Ocho litros de agua diarios, pérdida de peso, cansancio, dolores, sed, mucha sed... y al final una hemorragia que me llevó a Urgencias el 25 de julio de 2006. Tenía 25 años y me encontraba en una fase de la vida de éstas que dices 'todo va bien'. Era un espejismo.
Cuando me ingresaron tenía 450 de azúcar en sangre, niveles altísimos de cuerpos cetónicos en la orina y la maldita hemorragia que me llevó -a Dios gracias-, al hospital. Mi sangre estaba 'envenenada' por el azúcar.
El médico fue muy claro: "Tienes diabetes Mellitus Tipo 1". Se me vino el mundo encima. ¿Cómo podía ser? No hay antecedentes familiares; no me gusta el dulce, nada de nada, ni lo pruebo, ni lo probaba. Lo que hace el desconocimiento.
Las razones eran secundarias. Lo primero era reducir esos niveles de azúcar. Insulina en una vía y glucosa en otra para evitar una hipoglucemia. "Te quedas ingresada". Esa primera noche fue mi peor pesadilla. Me quedé varias veces sin control sobre mi cuerpo, los brazos y piernas no me reaccionaban, no sentía los labios, tenía sudores fríos... ¡Malditas bajadas de azúcar! ¿Esto era lo que me esperaba para el resto de mi vida? No podía ni quería aceptarlo.
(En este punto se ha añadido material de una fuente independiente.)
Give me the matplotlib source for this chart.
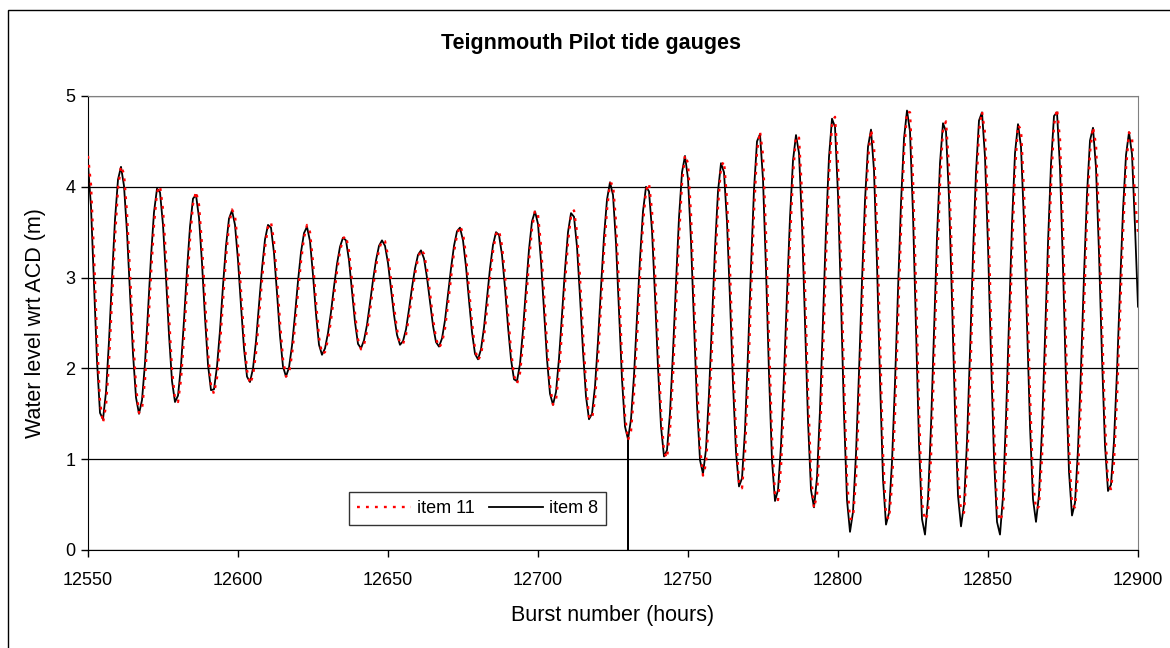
import numpy as np
import matplotlib
matplotlib.use('Agg')
import matplotlib.pyplot as plt
from matplotlib.patches import Rectangle

plt.rcParams['font.family'] = ['Liberation Sans', 'DejaVu Sans']

# ===============================================================
# data: hourly water levels (m wrt ACD), bursts 12550 .. 12900
# ===============================================================
first_hour = 12550
last_hour = 12900

item8 = [
    4.25, 3.78, 2.94, 2.08, 1.51, 1.44, 1.74, 2.30, 2.99, 3.64,  # 12550
    4.08, 4.22, 4.01, 3.50, 2.82, 2.16, 1.68, 1.50, 1.65, 2.06,  # 12560
    2.63, 3.23, 3.72, 3.98, 3.94, 3.58, 3.00, 2.37, 1.86, 1.63,  # 12570
    1.70, 2.03, 2.53, 3.08, 3.56, 3.87, 3.91, 3.66, 3.16, 2.56,  # 12580
    2.04, 1.76, 1.77, 2.02, 2.42, 2.91, 3.35, 3.65, 3.74, 3.58,  # 12590
    3.19, 2.69, 2.22, 1.91, 1.85, 2.00, 2.30, 2.70, 3.10, 3.42,  # 12600
    3.58, 3.55, 3.27, 2.83, 2.36, 2.02, 1.91, 2.01, 2.25, 2.59,  # 12610
    2.96, 3.28, 3.49, 3.56, 3.40, 3.03, 2.60, 2.26, 2.15, 2.22,  # 12620
    2.39, 2.62, 2.90, 3.15, 3.34, 3.44, 3.41, 3.19, 2.85, 2.51,  # 12630
    2.27, 2.22, 2.31, 2.48, 2.72, 2.97, 3.19, 3.35, 3.41, 3.35,  # 12640
    3.16, 2.88, 2.59, 2.37, 2.26, 2.30, 2.43, 2.65, 2.89, 3.10,  # 12650
    3.25, 3.30, 3.21, 3.00, 2.73, 2.47, 2.29, 2.24, 2.33, 2.53,  # 12660
    2.81, 3.10, 3.35, 3.51, 3.55, 3.41, 3.12, 2.75, 2.40, 2.16,  # 12670
    2.10, 2.21, 2.45, 2.77, 3.10, 3.36, 3.50, 3.47, 3.25, 2.89,  # 12680
    2.46, 2.10, 1.88, 1.86, 2.05, 2.42, 2.88, 3.31, 3.62, 3.73,  # 12690
    3.59, 3.18, 2.64, 2.10, 1.72, 1.60, 1.74, 2.11, 2.59, 3.09,  # 12700
    3.50, 3.71, 3.67, 3.34, 2.79, 2.19, 1.69, 1.44, 1.50, 1.80,  # 12710
    2.30, 2.89, 3.45, 3.86, 4.05, 3.91, 3.38, 2.63, 1.88, 1.36,  # 12720
    1.22, 1.44, 1.92, 2.56, 3.21, 3.73, 4.00, 3.95, 3.52, 2.80,  # 12730
    2.01, 1.36, 1.03, 1.10, 1.51, 2.18, 2.94, 3.66, 4.16, 4.34,  # 12740
    4.09, 3.40, 2.49, 1.60, 0.99, 0.84, 1.11, 1.72, 2.51, 3.32,  # 12750
    3.95, 4.26, 4.16, 3.61, 2.76, 1.83, 1.08, 0.70, 0.79, 1.32,  # 12760
    2.17, 3.12, 3.97, 4.50, 4.58, 4.08, 3.09, 1.94, 0.99, 0.54,  # 12770
    0.66, 1.15, 1.92, 2.82, 3.66, 4.29, 4.57, 4.37, 3.60, 2.51,  # 12780
    1.42, 0.66, 0.47, 0.80, 1.54, 2.52, 3.53, 4.33, 4.75, 4.66,  # 12790
    3.91, 2.75, 1.50, 0.55, 0.20, 0.42, 1.06, 1.96, 2.96, 3.85,  # 12800
    4.44, 4.63, 4.18, 3.15, 1.87, 0.78, 0.28, 0.41, 0.97, 1.84,  # 12810
    2.86, 3.82, 4.53, 4.84, 4.61, 3.70, 2.43, 1.17, 0.34, 0.17,  # 12820
    0.56, 1.36, 2.39, 3.44, 4.26, 4.70, 4.61, 3.88, 2.75, 1.53,  # 12830
    0.60, 0.26, 0.50, 1.20, 2.18, 3.25, 4.16, 4.73, 4.82, 4.33,  # 12840
    3.35, 2.13, 1.02, 0.31, 0.17, 0.59, 1.45, 2.53, 3.59, 4.37,  # 12850
    4.69, 4.44, 3.61, 2.50, 1.37, 0.56, 0.31, 0.61, 1.33, 2.33,  # 12860
    3.38, 4.25, 4.78, 4.82, 4.21, 3.12, 1.87, 0.86, 0.38, 0.52,  # 12870
    1.11, 2.00, 3.02, 3.92, 4.51, 4.65, 4.21, 3.27, 2.12, 1.15,  # 12880
    0.65, 0.72, 1.20, 1.97, 2.88, 3.74, 4.35, 4.60, 4.36, 3.56,  # 12890
    2.68,                                                        # 12900
]

item11 = [
    4.34, 4.02, 3.25, 2.34, 1.63, 1.40, 1.59, 2.07, 2.75, 3.44,  # 12550
    3.98, 4.23, 4.14, 3.71, 3.06, 2.37, 1.80, 1.51, 1.55, 1.88,  # 12560
    2.42, 3.03, 3.58, 3.94, 4.01, 3.75, 3.22, 2.58, 1.99, 1.66,  # 12570
    1.63, 1.88, 2.34, 2.89, 3.42, 3.81, 3.95, 3.80, 3.36, 2.76,  # 12580
    2.18, 1.81, 1.72, 1.90, 2.26, 2.74, 3.22, 3.58, 3.75, 3.68,  # 12590
    3.35, 2.86, 2.36, 1.98, 1.83, 1.92, 2.17, 2.56, 2.97, 3.33,  # 12600
    3.56, 3.61, 3.40, 2.99, 2.51, 2.10, 1.91, 1.95, 2.15, 2.46,  # 12610
    2.84, 3.18, 3.44, 3.58, 3.50, 3.17, 2.74, 2.34, 2.16, 2.18,  # 12620
    2.32, 2.53, 2.80, 3.07, 3.29, 3.43, 3.46, 3.29, 2.97, 2.61,  # 12630
    2.32, 2.21, 2.26, 2.41, 2.63, 2.89, 3.12, 3.31, 3.41, 3.40,  # 12640
    3.24, 2.98, 2.68, 2.43, 2.27, 2.27, 2.37, 2.57, 2.81, 3.04,  # 12650
    3.21, 3.31, 3.26, 3.09, 2.83, 2.55, 2.33, 2.23, 2.28, 2.44,  # 12660
    2.71, 3.00, 3.28, 3.47, 3.57, 3.49, 3.24, 2.88, 2.51, 2.21,  # 12670
    2.09, 2.15, 2.35, 2.65, 2.99, 3.29, 3.48, 3.52, 3.35, 3.03,  # 12680
    2.60, 2.20, 1.92, 1.83, 1.95, 2.27, 2.72, 3.18, 3.54, 3.74,  # 12690
    3.69, 3.35, 2.83, 2.27, 1.81, 1.60, 1.65, 1.96, 2.41, 2.93,  # 12700
    3.39, 3.68, 3.74, 3.50, 3.00, 2.39, 1.83, 1.47, 1.44, 1.66,  # 12710
    2.10, 2.68, 3.28, 3.75, 4.04, 4.03, 3.61, 2.90, 2.11, 1.48,  # 12720
    1.21, 1.31, 1.72, 2.33, 3.00, 3.59, 3.96, 4.04, 3.73, 3.07,  # 12730
    2.27, 1.54, 1.08, 1.01, 1.32, 1.92, 2.67, 3.44, 4.04, 4.35,  # 12740
    4.26, 3.69, 2.81, 1.87, 1.13, 0.82, 0.95, 1.47, 2.22, 3.06,  # 12750
    3.78, 4.22, 4.28, 3.86, 3.08, 2.13, 1.28, 0.75, 0.68, 1.07,  # 12760
    1.85, 2.80, 3.72, 4.39, 4.61, 4.35, 3.48, 2.32, 1.24, 0.60,  # 12770
    0.55, 0.92, 1.62, 2.51, 3.40, 4.13, 4.56, 4.54, 3.93, 2.90,  # 12780
    1.75, 0.83, 0.46, 0.61, 1.23, 2.16, 3.20, 4.11, 4.69, 4.77,  # 12790
    4.25, 3.18, 1.90, 0.78, 0.34, 0.35, 0.78, 1.62, 2.62, 3.58,  # 12800
    4.30, 4.63, 4.45, 3.57, 2.30, 1.07, 0.38, 0.34, 0.71, 1.50,  # 12810
    2.50, 3.52, 4.35, 4.83, 4.82, 4.09, 2.89, 1.55, 0.52, 0.33,  # 12820
    0.40, 1.03, 2.02, 3.10, 4.03, 4.64, 4.72, 4.21, 3.17, 1.92,  # 12830
    0.83, 0.43, 0.41, 0.90, 1.81, 2.89, 3.89, 4.61, 4.83, 4.59,  # 12840
    3.75, 2.55, 1.35, 0.46, 0.32, 0.41, 1.10, 2.14, 3.26, 4.17,  # 12850
    4.68, 4.63, 3.96, 2.90, 1.72, 0.75, 0.45, 0.48, 1.02, 1.96,  # 12860
    3.03, 4.00, 4.68, 4.86, 4.52, 3.54, 2.28, 1.13, 0.50, 0.47,  # 12870
    0.84, 1.66, 2.67, 3.65, 4.38, 4.66, 4.46, 3.65, 2.50, 1.41,  # 12880
    0.73, 0.67, 0.97, 1.67, 2.56, 3.48, 4.20, 4.60, 4.55, 3.86,  # 12890
    3.50,                                                        # 12900
]

# item 8 drop-out: one reading at this burst falls to zero
spike_hour = 12730
spike_level = 0.0

x_ticks = [12550, 12600, 12650, 12700, 12750, 12800, 12850, 12900]
y_ticks = [0, 1, 2, 3, 4, 5]

# ===============================================================
# build series
# ===============================================================
hours = np.arange(first_hour, last_hour + 1, dtype=float)
item8 = np.array(item8)
item11 = np.array(item11)

i = spike_hour - first_hour
x8 = np.insert(hours, i + 1, [spike_hour, spike_hour])
y8 = np.insert(item8, i + 1, [spike_level, item8[i]])

# ===============================================================
# plot
# ===============================================================
fig = plt.figure(figsize=(11.7, 6.48), dpi=100)
ax = fig.add_axes([88/1170, 1 - 550/648, 1050/1170, 454/648])

ax.plot(hours, item11, color='red', lw=1.7, ls=(0, (1.2, 2.6)), label='item 11', zorder=4)
ax.plot(x8, y8, color='black', lw=1.3, label='item 8', zorder=3)

ax.set_xlim(first_hour, last_hour)
ax.set_ylim(0, 5)
ax.set_xticks(x_ticks)
ax.set_yticks(y_ticks)

# gridlines (Excel style, horizontal only)
ax.yaxis.grid(True, color='black', lw=0.9)
ax.set_axisbelow(True)

for s in ['top', 'right']:
    ax.spines[s].set_color('0.5')
for s in ['left', 'bottom']:
    ax.spines[s].set_color('black')

ax.tick_params(axis='x', direction='out', length=5, width=1, pad=11, labelsize=13)
ax.tick_params(axis='y', direction='out', length=5, width=1, pad=4, labelsize=13)

ax.set_xlabel('Burst number (hours)', fontsize=15.5, labelpad=11)
ax.set_ylabel('Water level wrt ACD (m)', fontsize=15.5, labelpad=14)

fig.text(591/1170, 1 - 44/648, 'Teignmouth Pilot tide gauges', fontsize=15.5,
         fontweight='bold', ha='center', va='center')

leg = ax.legend(loc='center', bbox_to_anchor=(0.371, 0.091), ncol=2, fontsize=13,
                frameon=True, fancybox=False, edgecolor='black', handlelength=3.0,
                handletextpad=0.3, columnspacing=0.8, borderpad=0.45)
leg.get_frame().set_linewidth(1.0)

# chart area border
fig.add_artist(Rectangle((8/1170, -0.05), 1.0, 1.05 - 10/648, transform=fig.transFigure,
                         fill=False, edgecolor='black', lw=1.0))

fig.savefig('out.png', dpi=100)
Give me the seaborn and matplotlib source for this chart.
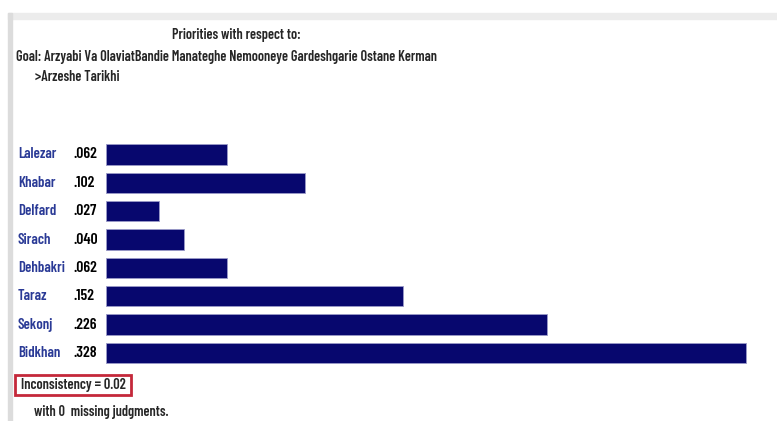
import matplotlib
matplotlib.use("Agg")
import matplotlib.pyplot as plt
import matplotlib.transforms as mtransforms
from matplotlib.patches import Rectangle
import seaborn as sns
import pandas as pd

# data
names = ["Lalezar", "Khabar", "Delfard", "Sirach", "Dehbakri", "Taraz", "Sekonj", "Bidkhan"]
priorities = [0.062, 0.102, 0.027, 0.040, 0.062, 0.152, 0.226, 0.328]
value_labels = [".062", ".102", ".027", ".040", ".062", ".152", ".226", ".328"]

title_line = "Priorities with respect to:"
goal_line = "Goal: Arzyabi Va OlaviatBandie Manateghe Nemooneye Gardeshgarie Ostane Kerman"
node_line = ">Arzeshe Tarikhi"
inconsistency = "Inconsistency = 0.02"
missing_line = "with 0  missing judgments."

BAR_COLOR = "#07076e"
NAME_COLOR = "#2a3a96"

sns.set_style("white")
plt.rcParams["font.family"] = ["Barlow Condensed", "Fira Sans Extra Condensed", "DejaVu Sans"]
WT = "semibold"

W, H = 777, 421
fig = plt.figure(figsize=(W / 100, H / 100), dpi=100)
renderer = fig.canvas.get_renderer()

def fx(px):
    return px / W

def fy(py):
    return 1 - py / H

def fit(t, target_px):
    # resize a text so it is about as wide as in the reference
    w = t.get_window_extent(renderer=renderer).width
    t.set_fontsize(t.get_fontsize() * target_px / w)
    return t.get_fontsize()

# window frame (light gray)
fig.patches.append(Rectangle((fx(8), fy(19)), fx(769), 6 / H, transform=fig.transFigure,
                             color="#ececec", zorder=0))
fig.patches.append(Rectangle((fx(8), 0), fx(4), fy(13), transform=fig.transFigure,
                             color="#dcdcdc", zorder=0))

goal = fig.text(fx(16), fy(57), goal_line, ha="left", va="center", fontsize=11, fontweight=WT)
FS = fit(goal, 425)

# bars: 0 at px 106, ~1952 px per unit
px_per_unit = 1952
ax_left, ax_right = 106, 777
row0, step = 154.5, 28.35
ax_top = row0 - step / 2
ax_bot = row0 + step * 7.5
ax = fig.add_axes([fx(ax_left), fy(ax_bot), (ax_right - ax_left) / W, (ax_bot - ax_top) / H])

df = pd.DataFrame({"name": names, "priority": priorities})
sns.barplot(data=df, x="priority", y="name", orient="h", color=BAR_COLOR,
            saturation=1, width=0.72, edgecolor="#9a9ac8", linewidth=0.6, ax=ax)
ax.set_xlim(0, (ax_right - ax_left) / px_per_unit)
ax.set_ylim(len(names) - 0.5, -0.5)
ax.set_axis_off()

# row labels
trans = mtransforms.blended_transform_factory(fig.transFigure, ax.transData)
probe = fig.text(0, 0, value_labels[0], fontsize=11, fontweight=WT)
VFS = fit(probe, 24)
probe.remove()
for i, (n, v) in enumerate(zip(names, value_labels)):
    ax.text(fx(18), i, n, transform=trans, ha="left", va="center",
            fontsize=FS * 1.05, color=NAME_COLOR, fontweight=WT)
    ax.text(fx(73), i, v, transform=trans, ha="left", va="center",
            fontsize=VFS, color="black", fontweight=WT)

# header text
fig.text(fx(236), fy(35), title_line, ha="center", va="center", fontsize=FS, fontweight=WT)
fig.text(fx(35), fy(77), node_line, ha="left", va="center", fontsize=FS, fontweight=WT)

# inconsistency box
fig.patches.append(Rectangle((fx(15), fy(395)), fx(116), 20 / H, transform=fig.transFigure,
                             facecolor="white", edgecolor="#c4283a", linewidth=2, zorder=1))
inc = fig.text(fx(21), fy(385), inconsistency, ha="left", va="center", fontsize=FS,
               fontweight=WT, zorder=2)
fit(inc, 105)
fig.text(fx(34), fy(412), missing_line, ha="left", va="center", fontsize=FS, fontweight=WT)

fig.savefig("out.png", dpi=100, facecolor="white")
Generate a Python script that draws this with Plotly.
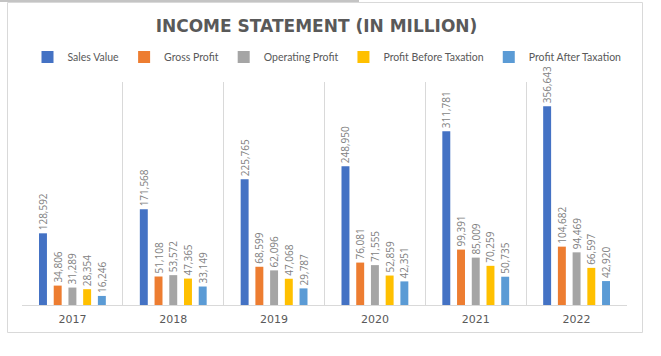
import plotly.graph_objects as go

years = ["2017", "2018", "2019", "2020", "2021", "2022"]
series_names = ["Sales Value", "Gross Profit", "Operating Profit",
                "Profit Before Taxation", "Profit After Taxation"]
sales_value = [128592, 171568, 225765, 248950, 311781, 356643]
gross_profit = [34806, 51108, 68599, 76081, 99391, 104682]
operating_profit = [31289, 53572, 62096, 71555, 85009, 94469]
profit_before_tax = [28354, 47365, 47068, 52859, 70259, 66597]
profit_after_tax = [16246, 33149, 29787, 42351, 50735, 42920]
colors = ["#4472C4", "#ED7D31", "#A5A5A5", "#FFC000", "#5B9BD5"]

all_values = [sales_value, gross_profit, operating_profit,
              profit_before_tax, profit_after_tax]

W, H = 661, 356
L, R, T, B = 22, 34, 82, 51
pw, ph = W - L - R, H - T - B


def px_x(p):
    return (p - L) / pw


def px_y(p):
    return (H - B - p) / ph


fig = go.Figure()
for name, vals, col in zip(series_names, all_values, colors):
    fig.add_trace(go.Bar(
        name=name, x=years, y=vals,
        marker=dict(color=col, line=dict(width=0)),
        texttemplate="%{y:,.0f}",
        textposition="outside",
        textangle=-90,
        constraintext="none",
        cliponaxis=False,
        textfont=dict(family="Open Sans", size=10, color="#7F7F7F"),
    ))

fig.update_layout(
    width=W, height=H,
    margin=dict(l=L, r=R, t=T, b=B),
    paper_bgcolor="white", plot_bgcolor="white",
    barmode="group", bargap=0.27, bargroupgap=0.46,
    title=dict(text="INCOME STATEMENT (IN MILLION)",
               x=316.5 / W, xanchor="center",
               y=1 - 26 / H, yanchor="middle",
               font=dict(family="DejaVu Sans", size=17, color="#595959",
                         weight="bold")),
    legend=dict(orientation="h", x=px_x(327), xanchor="center",
                y=px_y(57), yanchor="middle",
                font=dict(family="Lato", size=10.5, color="#595959"),
                bgcolor="rgba(0,0,0,0)"),
    showlegend=True,
    xaxis=dict(type="category", tickson="boundaries", showgrid=True,
               gridcolor="#D9D9D9", gridwidth=1, showline=True,
               linecolor="#D9D9D9", linewidth=1, ticks="",
               ticklabelstandoff=4,
               tickfont=dict(family="DejaVu Sans", size=11, color="#595959"),
               fixedrange=True),
    yaxis=dict(visible=False, range=[0, 400000], showgrid=False,
               fixedrange=True),
    shapes=[
        dict(type="rect", xref="paper", yref="paper",
             x0=px_x(7.5), x1=px_x(642.5), y0=px_y(332.5), y1=px_y(2.5),
             line=dict(color="#D9D9D9", width=1), fillcolor="rgba(0,0,0,0)",
             layer="below"),
        dict(type="rect", xref="paper", yref="paper",
             x0=px_x(0), x1=px_x(359), y0=px_y(2), y1=px_y(0),
             line=dict(width=0), fillcolor="#C4C4C4", layer="above"),
    ],
)

fig.write_html("out.html")
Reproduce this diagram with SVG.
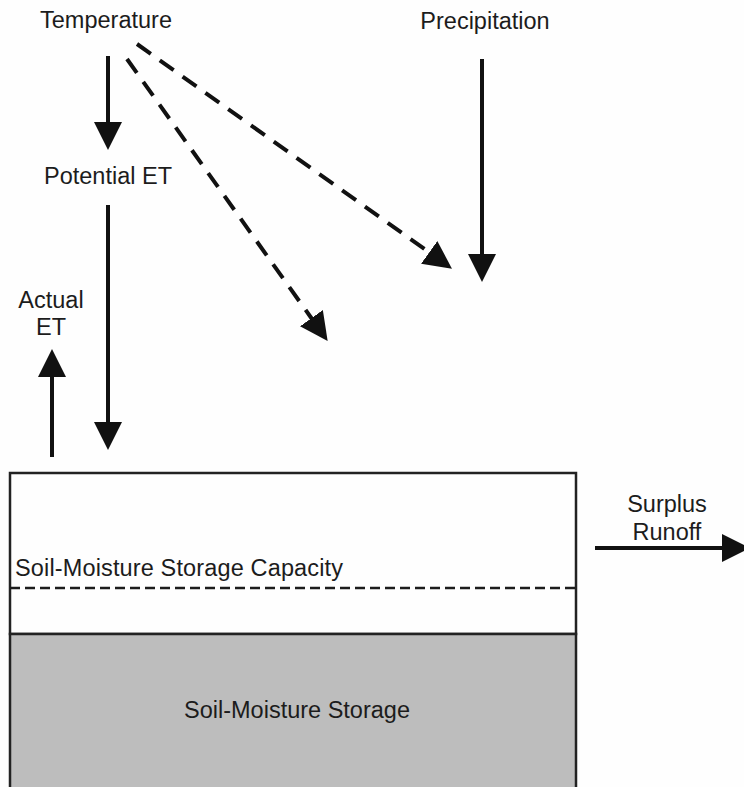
<svg xmlns="http://www.w3.org/2000/svg" width="744" height="787" viewBox="0 0 744 787">
  <style>
    .lbl { font-family: "Liberation Sans", Arial, sans-serif; font-size: 23.5px; fill: #1c1c1c; }
    .mid { text-anchor: middle; }
    .flow { stroke: #111; stroke-width: 4; fill: none; }
    .dash { stroke-dasharray: 17 11; }
    .frame { stroke: #222; stroke-width: 2.5; }
  </style>
  <defs>
    <marker id="head" viewBox="0 0 28 28" refX="1" refY="14" markerWidth="28" markerHeight="28" markerUnits="userSpaceOnUse" orient="auto">
      <path d="M0,0 L28,14 L0,28 Z" fill="#111"/>
    </marker>
  </defs>

  <rect width="744" height="787" fill="#fefefe"/>

  <!-- soil column -->
  <g id="soil-column">
    <rect x="10" y="473" width="566" height="161" fill="#fefefe" class="frame"/>
    <rect x="10" y="634" width="566" height="156" fill="#bdbdbd" class="frame"/>
    <line x1="10" y1="588" x2="576" y2="588" stroke="#1c1c1c" stroke-width="2.5" stroke-dasharray="10 5"/>
    <text class="lbl" x="15" y="576" textLength="328">Soil-Moisture Storage Capacity</text>
    <text class="lbl mid" x="297" y="718">Soil-Moisture Storage</text>
  </g>

  <g id="temperature">
    <text class="lbl mid" x="106" y="28">Temperature</text>
  </g>
  <g id="precipitation">
    <text class="lbl mid" x="485" y="29">Precipitation</text>
  </g>
  <g id="potential-et">
    <text class="lbl mid" x="108" y="184">Potential ET</text>
  </g>
  <g id="actual-et">
    <text class="lbl mid" x="51" y="308">Actual</text>
    <text class="lbl mid" x="51" y="335">ET</text>
  </g>
  <g id="surplus-runoff">
    <text class="lbl mid" x="667" y="512">Surplus</text>
    <text class="lbl mid" x="667" y="540">Runoff</text>
  </g>

  <!-- flows -->
  <g id="connectors">
    <line class="flow" x1="108" y1="56" x2="108" y2="123" marker-end="url(#head)"/>
    <line class="flow" x1="108" y1="205" x2="108" y2="423" marker-end="url(#head)"/>
    <line class="flow" x1="52" y1="457" x2="52" y2="376" marker-end="url(#head)"/>
    <line class="flow" x1="482" y1="59" x2="482" y2="255" marker-end="url(#head)"/>
    <line class="flow" x1="595" y1="548" x2="723" y2="548" marker-end="url(#head)"/>
    <line class="flow dash" x1="137" y1="44" x2="430" y2="253" marker-end="url(#head)"/>
    <line class="flow dash" x1="127" y1="59" x2="312" y2="319" marker-end="url(#head)"/>
  </g>
</svg>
Estuve en el hospital tres semanas. Pero lo peor estaba en mi cabeza que era incapaz de aceptar que con sólo 25 años iba a ser una enferma crónica para toda la vida. ¿Por qué? ¿Por qué a mí?
Me hicieron varios estudios y, aunque no había una razón clara del todo, se dio con una. Los casi cuatro años que estuve trabajando de 00.00 horas a 07.00 horas, el descontrol alimenticio, la falta de ejercicio, la escasez de sueño... habían vuelto loco a mi sistema. El páncreas no lo aguantó y pasó factura.
Tuve que aprender a pincharme; tuve que aprender a hacerme controles de azúcar; tuve que aprender qué cantidad de hidratos de carbono tenían 20 gramos de pan y cuántos podía comer; tuve que asimilar que tenía que hacer ejercicio todos los días; tuve que concienciarme de las consecuencias que tendrían para mí cualquier exceso; tuve que aceptar, en definitiva, que era una enferma; tuve que digerir que tenía que vivir. Y confieso: me costó.
Recurrí a profesionales, pero sobre todo a mi familia, a mis padres, al que ahora es mi marido, a mis amigos y a gente que como yo era diabética insulinodependiente. Aprendí a cuidarme, a salir a caminar una hora todos los días, a descansar antes de que el cuerpo te diga basta.
10 años después de aquel 25 de julio vivo muy controlada médicamente con revisiones de azúcar diarias, análisis clínicos cada dos meses, visita al endocrino cada tres...
Tengo una vida completamente normal, a excepción de algún susto provocado por las hipoglucemias. Todo mi cuerpo está conectado a ese azúcar y cuando algo se altera, ya sea alimenticio, físico o emocional, el sistema se resiente y viene el bajón de azúcar y el botón del pánico. No para mí, que en esta década he sabido gestionarlos, sino para los que están a mi alrededor. Ellos son enfermos crónicos pasivos.
Vivo con esta enfermedad, no sobrevivo. Y vivo feliz dentro de las limitaciones que la diabetes me supone. Pocas, la verdad. Es una máxima que me propuse al descubrirla. Me limitaría lo justo y necesario para estar sana, para cuidarme, pero para nada más.
Desde entonces he tenido dos hijos. Dos embarazos, más controlados, pero sin ningún problema, dos partos normales y dos niños sanísimos. No son diabéticos, pero tampoco les gusta el dulce. Trabajo, viajo, entro, salgo... Disfruto de la vida acompañada por el glucómetro, la insulina, el control alimenticio y los análisis. Mis compañeros de viaje. Un viaje, con una mochila más cargada que la de una persona sana, pero igual que la de cualquiera. Soy diabética, sí. Soy una enferma crónica, sí, pero sé vivir.